On the plus side, the combat itself is pretty darned good. It's not like previous games, is a lot more kinetic, and is based around dashing, jumping, dodging, countering (melee classes are VERY counter-centric), and thus feels a lot more centered around player skill. A lot of the class actions from PSO2 have been consolidated and streamlined to their NGS counterparts, and results in what feels like a lot more flexibility with a lot less needing to fiddle with the limited number of button presses you can assign skills to. Make no mistake, NGS does have SOME really good groundwork for what COULD be a good game...

...if there was anything to do. You have this big open map to run around and parkour in...with no real reason to do so other than gathering. You go to the same few spots and grind the same mobs over and over, until you hit max level, and then grind more. There's the same 3 urgent quests, which have no scheduled times, so you just have to hope you're lucky to be logged in when they happen.

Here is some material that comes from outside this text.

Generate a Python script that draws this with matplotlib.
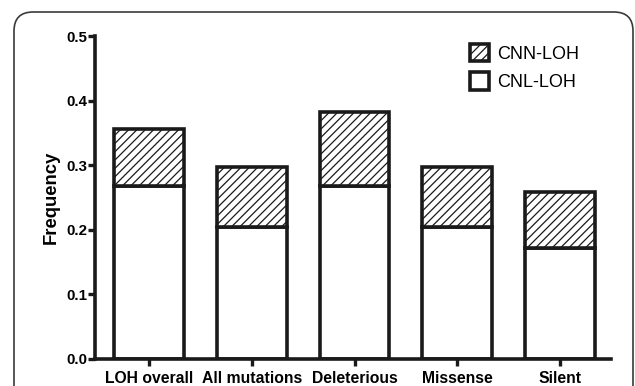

All those "Client orders" from PSO2? More or less, they don't exist in NGS right now. NGS feels like an over-glorified tech demo, a proof-of-concept with barely any content to go along with it, and I really don't care what the "roadmap" is, it's been that was for the first half a year since launch. This ALSO makes what is said above about Sega just dropping any reason to go back to OG PSO2 that much more painful.

Bottom line? Whether the NGS fans like it or not, as of now, October 2021, PSO2 is still the main event here. It's a finished game full of content, still enjoyable, which is now hamstringed by Sega not just pretending it doesn't exist, but by gutting things to seemingly shoo people away from it and into NGS. NGS is pretty, has good combat fundamentals, and is generally a fun experience, that has no real content past the week or so it would take you to blow through everything currently available, and seems to be kept afloat right now by free-to-play players grinding currency to buy dress-up parts.